NEW YORK, Oct 26: Muslim groups in the United States expressed relief on Thursday when police officials announced that the two men suspected of sniper attacks in Washington D.C area had acted on their own and not as part of a larger group or any Muslim organization.

Police arrested the two — 41-year-old John Allan Muhammad and 17-year-old John Lee Malvo — sleeping in a car at a highway rest stop in rural Maryland.

“It appears that these people that have been taken into custody are not acting with any group or with any organized group of people. It appears that they have acted on their own,” said Bellingham police chief Randy Carroll.

Bellingham (Washington State) is about 130 kms north of Seattle, where the men once lived.

Police officials were quoted as saying on Thursday that there was no Al Qaeda connection to the two suspects.

However, as the day unfolded it became clear that John Allen Muhammad, who converted to Islam as propagated by Nation of Islam, did not belong to any extremist group.

In an interview with a Seattle-based television, a former friend who met the two men while working out at a YMCA said they had talked about the decline of America and plans to kill police.

“They showed me the blueprint of silencer and silencer itself. Then that made me really concerned that they are up to something big,” said Harjeet Singh in Bellingham.

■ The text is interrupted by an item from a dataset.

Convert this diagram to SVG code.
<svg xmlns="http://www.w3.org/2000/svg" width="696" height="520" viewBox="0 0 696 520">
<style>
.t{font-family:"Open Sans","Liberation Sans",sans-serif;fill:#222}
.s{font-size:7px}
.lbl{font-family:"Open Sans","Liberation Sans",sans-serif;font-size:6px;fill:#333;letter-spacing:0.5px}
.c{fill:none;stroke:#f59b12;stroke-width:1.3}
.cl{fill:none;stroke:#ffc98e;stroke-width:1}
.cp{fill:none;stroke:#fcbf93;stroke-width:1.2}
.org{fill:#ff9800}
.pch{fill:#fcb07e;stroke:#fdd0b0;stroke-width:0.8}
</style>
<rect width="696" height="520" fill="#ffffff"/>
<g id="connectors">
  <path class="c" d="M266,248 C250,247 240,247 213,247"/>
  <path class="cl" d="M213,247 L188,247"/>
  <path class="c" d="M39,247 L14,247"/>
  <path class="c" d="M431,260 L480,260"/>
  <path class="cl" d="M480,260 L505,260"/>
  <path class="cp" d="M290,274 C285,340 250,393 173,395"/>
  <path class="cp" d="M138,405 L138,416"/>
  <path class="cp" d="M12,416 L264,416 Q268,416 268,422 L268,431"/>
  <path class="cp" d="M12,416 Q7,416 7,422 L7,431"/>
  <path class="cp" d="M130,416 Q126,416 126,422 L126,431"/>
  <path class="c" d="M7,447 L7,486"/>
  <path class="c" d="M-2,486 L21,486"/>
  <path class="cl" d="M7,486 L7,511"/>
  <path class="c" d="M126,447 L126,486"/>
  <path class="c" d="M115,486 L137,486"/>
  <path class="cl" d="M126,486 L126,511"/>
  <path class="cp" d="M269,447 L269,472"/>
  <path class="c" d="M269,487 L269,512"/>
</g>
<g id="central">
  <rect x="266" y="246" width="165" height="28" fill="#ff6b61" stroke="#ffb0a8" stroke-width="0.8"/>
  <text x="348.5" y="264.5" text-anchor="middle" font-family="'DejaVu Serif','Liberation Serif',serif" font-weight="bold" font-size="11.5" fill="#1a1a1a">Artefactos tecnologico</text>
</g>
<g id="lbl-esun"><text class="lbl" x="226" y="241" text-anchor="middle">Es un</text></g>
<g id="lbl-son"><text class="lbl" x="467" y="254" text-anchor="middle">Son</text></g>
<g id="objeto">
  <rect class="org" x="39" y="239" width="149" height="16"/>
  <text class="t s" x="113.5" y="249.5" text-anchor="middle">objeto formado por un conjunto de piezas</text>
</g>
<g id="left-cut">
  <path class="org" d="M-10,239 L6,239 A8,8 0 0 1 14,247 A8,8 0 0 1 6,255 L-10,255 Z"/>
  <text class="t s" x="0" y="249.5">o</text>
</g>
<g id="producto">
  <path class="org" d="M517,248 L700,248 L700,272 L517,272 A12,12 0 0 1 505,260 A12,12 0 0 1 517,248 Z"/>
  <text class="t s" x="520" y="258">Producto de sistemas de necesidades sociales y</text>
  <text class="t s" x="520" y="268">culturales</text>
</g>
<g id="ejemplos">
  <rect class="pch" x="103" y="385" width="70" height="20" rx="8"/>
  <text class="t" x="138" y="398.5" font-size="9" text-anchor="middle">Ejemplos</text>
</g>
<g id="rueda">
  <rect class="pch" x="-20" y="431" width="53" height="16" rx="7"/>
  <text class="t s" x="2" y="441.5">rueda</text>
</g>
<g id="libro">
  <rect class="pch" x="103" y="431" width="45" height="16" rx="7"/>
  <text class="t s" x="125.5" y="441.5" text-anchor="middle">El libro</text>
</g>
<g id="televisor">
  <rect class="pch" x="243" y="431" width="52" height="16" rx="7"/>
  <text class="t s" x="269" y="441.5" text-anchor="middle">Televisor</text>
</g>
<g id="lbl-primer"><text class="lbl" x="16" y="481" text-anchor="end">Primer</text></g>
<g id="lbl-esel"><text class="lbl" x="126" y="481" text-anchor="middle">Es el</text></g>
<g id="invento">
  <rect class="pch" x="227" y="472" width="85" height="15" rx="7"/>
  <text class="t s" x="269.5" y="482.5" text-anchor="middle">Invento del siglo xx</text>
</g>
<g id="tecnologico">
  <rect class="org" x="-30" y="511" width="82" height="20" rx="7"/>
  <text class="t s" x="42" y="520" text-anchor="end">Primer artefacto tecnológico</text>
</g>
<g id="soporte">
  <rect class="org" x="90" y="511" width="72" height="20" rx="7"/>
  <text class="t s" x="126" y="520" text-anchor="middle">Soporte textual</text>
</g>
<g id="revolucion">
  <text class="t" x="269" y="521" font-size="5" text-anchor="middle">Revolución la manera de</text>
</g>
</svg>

Felix Strozier, who told Seattle media he opened a karate school in Tacoma, Washington, with Muhammad, described him as a proud, clean-living man who grew bitter for some reason.

“There’s something that happened in John’s life that has created this, because this is totally out of character for him,” Strozier told KING-5 television.

Officials said Muhammad and his companion John Lee Malvo, 17, were chief suspects in the case but so far Muhammad, a Gulf war veteran and expert marksman with four children, was charged with gun possession, violating a restraining order filed by one of his two ex-wives.